Orbital characteristics
- Epoch 4 September 2017 (JD 2458000.5)
- Uncertainty parameter 0
- Observation arc: 86.96 yr (31,762 days)
- Aphelion: 3.8513 AU
- Perihelion: 2.4001 AU
- Semi-major axis: 3.1257 AU
- Eccentricity: 0.2322
- Orbital period (sidereal): 5.53 yr (2,018 days)
- Mean anomaly: 316.88°
- Mean motion: 0° 10^{m} 42.24^{s} / day
- Inclination: 15.631°
- Longitude of ascending node: 210.10°
- Argument of perihelion: 111.65°

Physical characteristics
- Mean diameter: 14.67±0.62 km; 15.697±0.285 km;
- Synodic rotation period: 13.356 h
- Pole ecliptic latitude: (58.0°, −80.0°) (λ_{1}/β_{1}); (297.0°, −41.0°) (λ_{2}/β_{2});
- Geometric albedo: 0.216±0.031 0.2165±0.0309 0.227±0.022
- Spectral type: C (assumed)
- Absolute magnitude (H): 11.3 · 11.4 · 11.50

= 1400 Tirela =

Main-belt asteroid

1400 Tirela (provisional designation ') is an asteroid and the parent body of the Tirela family, located in the outer regions of the asteroid belt. It was discovered on 17 November 1936, by French astronomer Louis Boyer at the Algiers Observatory in North Africa. The asteroid has a rotation period of 13.4 hours and measures approximately 16 km in diameter. It was named after Charles Tirel, a friend of the discoverer.
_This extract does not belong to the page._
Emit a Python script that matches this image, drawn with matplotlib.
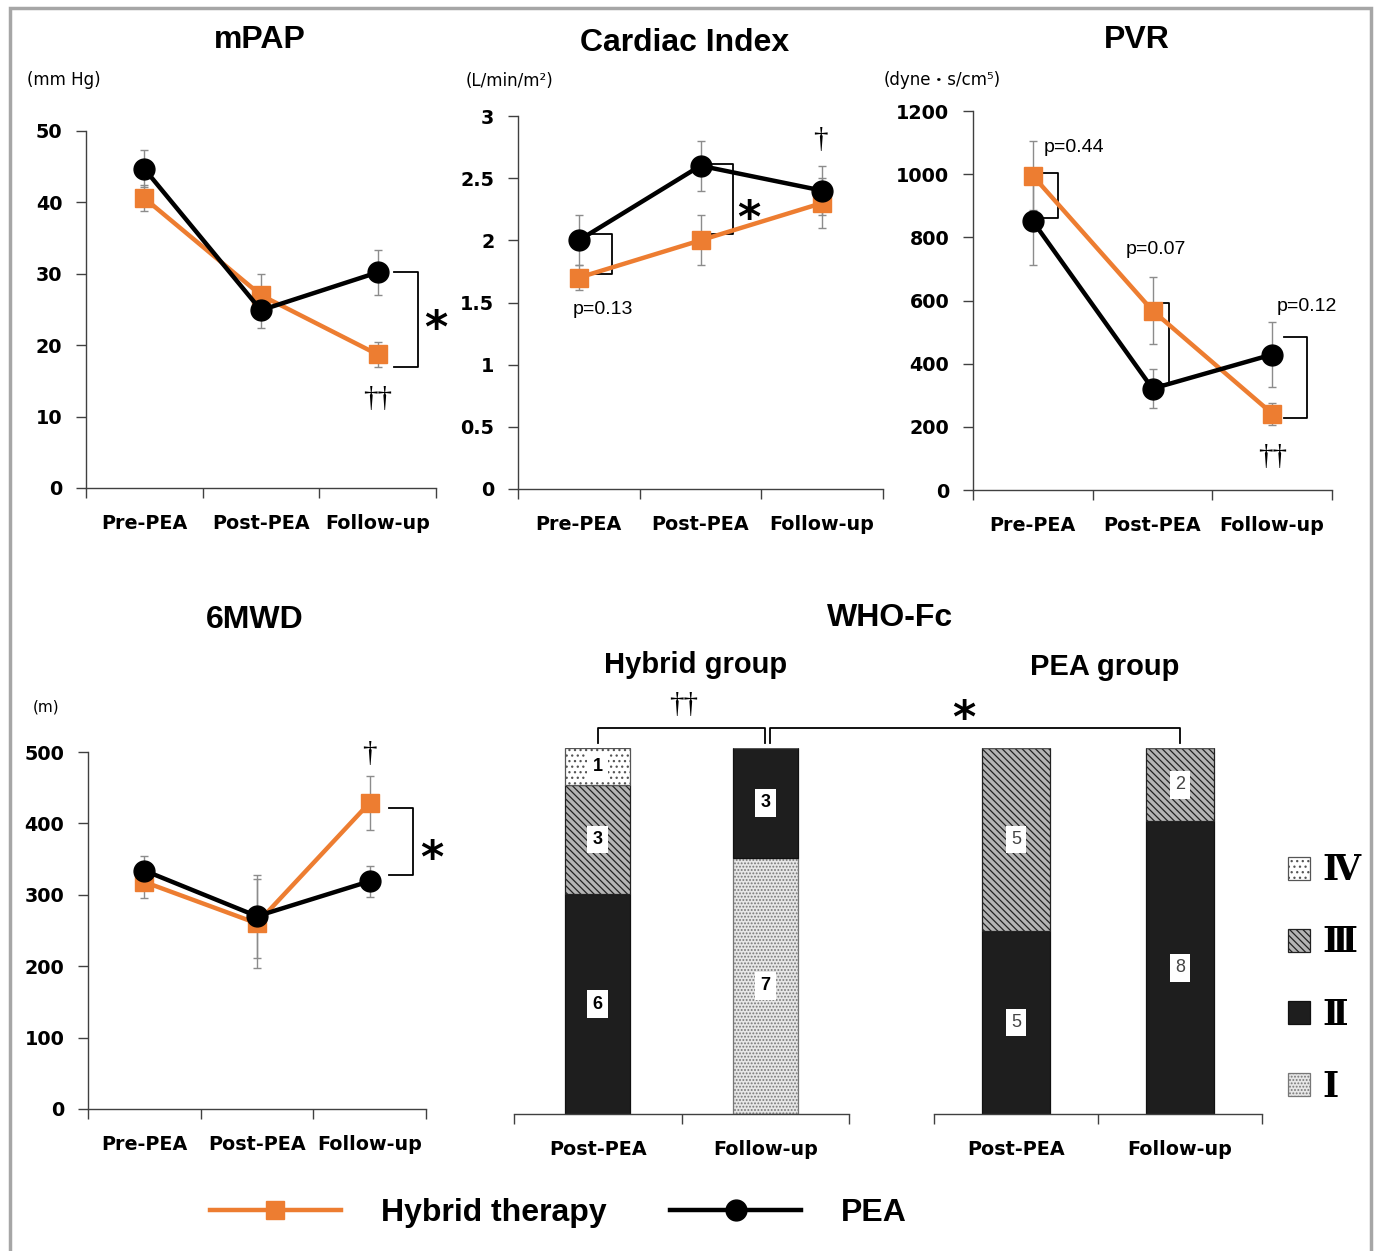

== Orbit and classification ==

Tirela is the parent body of the Tirela family, a fairly large asteroid family, also known as the Klumpkea family, after its largest member 1040 Klumpkea. It orbits the Sun in the outer main belt at a distance of 2.4–3.9 AU once every 5 years and 6 months (2,018 days). Its orbit has an eccentricity of 0.23 and an inclination of 16° with respect to the ecliptic. The asteroid was first identified as at Lowell Observatory in October 1930. The body's observation arc also begins at Lowell Observatory, with a precovery taken the night before its first identification.

== Naming ==

This minor planet was named after Charles Tirel a friend of discoverer Louis Boyer- The official naming citation was mentioned in The Names of the Minor Planets by Paul Herget in 1955 (H 127).

== Physical characteristics ==

In both the Tholen- and SMASS-like taxonomy of the Small Solar System Objects Spectroscopic Survey (S3OS2), Tirela is a dark D-type asteroid. Conversely, the overall spectral type of the Tirela family is that of an S-type which agrees with the determined albedo (see below) by WISE and Akari.
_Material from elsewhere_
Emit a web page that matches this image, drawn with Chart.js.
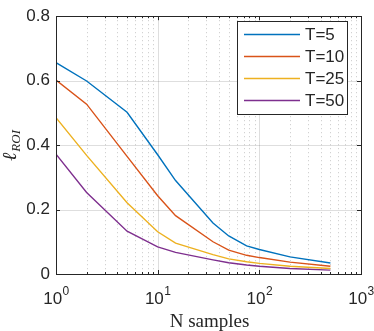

=== Rotation period and poles ===

In the early 2000s, a rotational lightcurve of Tirela was obtained from photometric observations by a group of Hungarian astronomers. Lightcurve analysis gave a rotation period of 13.356 hours with a brightness amplitude of 0.55 magnitude (U=2), superseding the result from a previous observation that gave a period of 8 hours. A 2016-published lightcurve, using modeled photometric data from the Lowell Photometric Database, gave a concurring sidereal period of 13.35384±0.00001 hours, as well as two spin axis of (58.0°, −80.0°) and (297.0°, −41.0°) in ecliptic coordinates (λ, β).
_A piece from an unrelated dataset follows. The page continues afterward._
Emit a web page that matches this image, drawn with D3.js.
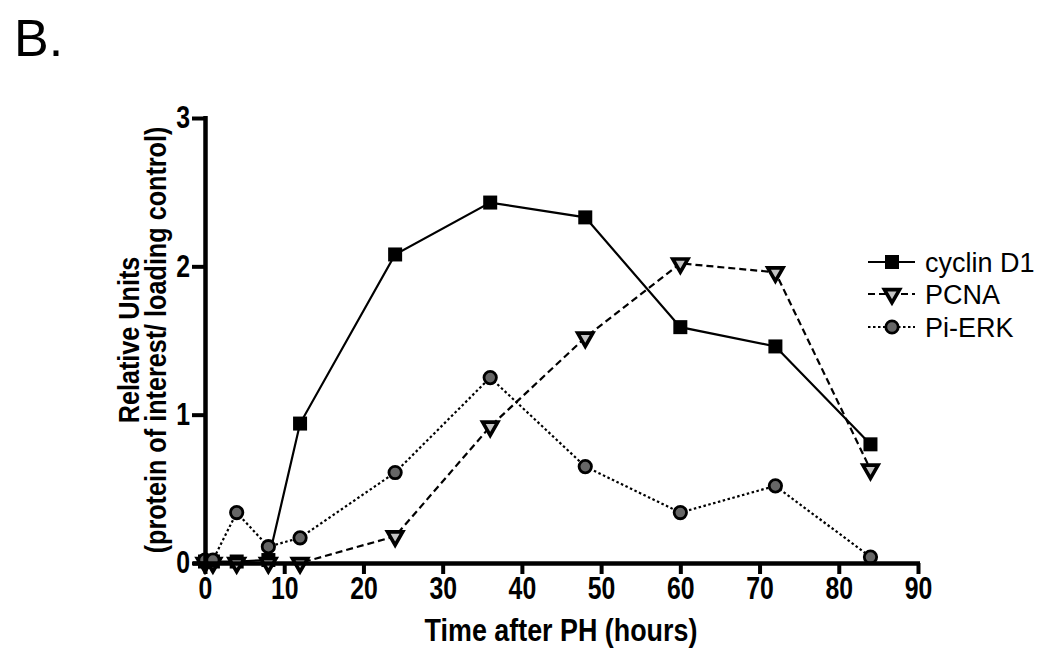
<!DOCTYPE html>
<html><head><meta charset="utf-8">
<script src="https://cdn.jsdelivr.net/npm/d3@7"></script>
<style>
body{margin:0;background:#fff;}
</style></head>
<body>
<svg id="c" width="1050" height="657"></svg>
<script>
const times = [0,1,4,8,12,24,36,48,60,72,84];
const cyclinD1 = [0.01,0.01,0.01,0.02,0.94,2.08,2.43,2.33,1.59,1.46,0.80];
const pcna = [0.0,0.0,0.0,0.0,0.0,0.18,0.92,1.52,2.02,1.96,0.63];
const piErk = [0.02,0.02,0.34,0.11,0.17,0.61,1.25,0.65,0.34,0.52,0.04];
const xTicks = [0,10,20,30,40,50,60,70,80,90];
const yTicks = [0,1,2,3];
const seriesNames = ["cyclin D1","PCNA","Pi-ERK"];

const svg = d3.select("#c");
const x = d3.scaleLinear().domain([0,90]).range([205,918]);
const y = d3.scaleLinear().domain([0,3]).range([563,118]);
const bold = '"Liberation Sans",Arial,sans-serif';
const SX = 0.8;

svg.append("text").attr("x",14).attr("y",56).attr("font-family",bold)
  .attr("font-size",52).text("B.");

const styles = [
  {dash:null, sym:"square"},
  {dash:"7,4", sym:"tri"},
  {dash:"2.5,2.5", sym:"circle"}
];
const allData = [cyclinD1,pcna,piErk];

function drawMarker(g, sym, cx, cy){
  if(sym==="square"){
    g.append("rect").attr("x",cx-7).attr("y",cy-7).attr("width",14).attr("height",14).attr("fill","#000");
  } else if(sym==="tri"){
    g.append("path").attr("d",d3.symbol().type(d3.symbolTriangle).size(100)())
      .attr("transform",`translate(${cx},${cy}) rotate(180)`)
      .attr("fill","#c4c4c4").attr("stroke","#000").attr("stroke-width",3.6).attr("stroke-linejoin","miter");
  } else {
    g.append("circle").attr("cx",cx).attr("cy",cy).attr("r",6.2).attr("fill","#666")
      .attr("stroke","#000").attr("stroke-width",2.8);
  }
}

const line = d3.line().x(d=>x(d[0])).y(d=>y(d[1]));
allData.forEach((vals,i)=>{
  const pts = times.map((t,j)=>[t,vals[j]]);
  svg.append("path").attr("d",line(pts)).attr("fill","none").attr("stroke","#000")
    .attr("stroke-width",2.2).attr("stroke-dasharray",styles[i].dash);
});
allData.forEach((vals,i)=>{
  const g = svg.append("g");
  times.forEach((t,j)=>drawMarker(g, styles[i].sym, x(t), y(vals[j])));
});

// axes (on top of markers)
const xa = svg.append("g").attr("transform","translate(0,563)")
  .call(d3.axisBottom(x).tickValues(xTicks).tickSize(11).tickPadding(3).tickFormat(d3.format("d")));
const ya = svg.append("g").attr("transform","translate(205,0)")
  .call(d3.axisLeft(y).tickValues(yTicks).tickSize(13).tickPadding(3).tickFormat(d3.format("d")));
[xa,ya].forEach(g=>{
  g.select(".domain").attr("stroke","#000").attr("stroke-width",4.5);
  g.selectAll(".tick line").attr("stroke","#000").attr("stroke-width",4);
  g.selectAll(".tick text").attr("font-size",31).attr("fill","#000")
    .attr("font-family",bold).attr("font-weight","bold");
});
xa.select(".domain").attr("d",`M${x(0)-12},0.5H${x(90)+2}`);
ya.select(".domain").attr("d",`M0.5,${y(0)+2}V${y(3)-2}`);
xa.selectAll(".tick text").attr("transform",`scale(${SX},1)`);
ya.selectAll(".tick text").attr("x",0).attr("transform",`translate(-15,0) scale(${SX},1)`);

svg.append("text").attr("transform",`translate(561,641) scale(0.84,1)`).attr("text-anchor","middle")
  .attr("font-family",bold).attr("font-weight","bold").attr("font-size",32).text("Time after PH (hours)");
const yt = svg.append("g").attr("transform","translate(0,340) rotate(-90)");
yt.append("text").attr("transform",`translate(0,139) scale(0.84,1)`).attr("text-anchor","middle")
  .attr("font-family",bold).attr("font-weight","bold").attr("font-size",30).text("Relative Units");
yt.append("text").attr("transform",`translate(0,166) scale(0.84,1)`).attr("text-anchor","middle")
  .attr("font-family",bold).attr("font-weight","bold").attr("font-size",30).text("(protein of interest/ loading control)");

// legend
const legY = [262,294,327];
seriesNames.forEach((n,i)=>{
  svg.append("line").attr("x1",868).attr("x2",915).attr("y1",legY[i]).attr("y2",legY[i])
    .attr("stroke","#000").attr("stroke-width",2.2).attr("stroke-dasharray",styles[i].dash);
  drawMarker(svg, styles[i].sym, 892, legY[i]);
  svg.append("text").attr("x",925).attr("y",legY[i]).attr("dy","0.36em")
    .attr("font-family",bold).attr("font-size",27).text(n);
});
</script>
</body></html>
=== Diameter and albedo ===

According to the surveys carried out by the Japanese Akari satellite and the NEOWISE mission of NASA's WISE telescope, Tirela measures between 14.67 and 15.697 kilometers in diameter and its surface has an albedo between 0.216 and 0.227. The Collaborative Asteroid Lightcurve Link assumes a standard albedo for carbonaceous asteroids of 0.057 and calculates a diameter of 29.21 kilometers based on an absolute magnitude of 11.4.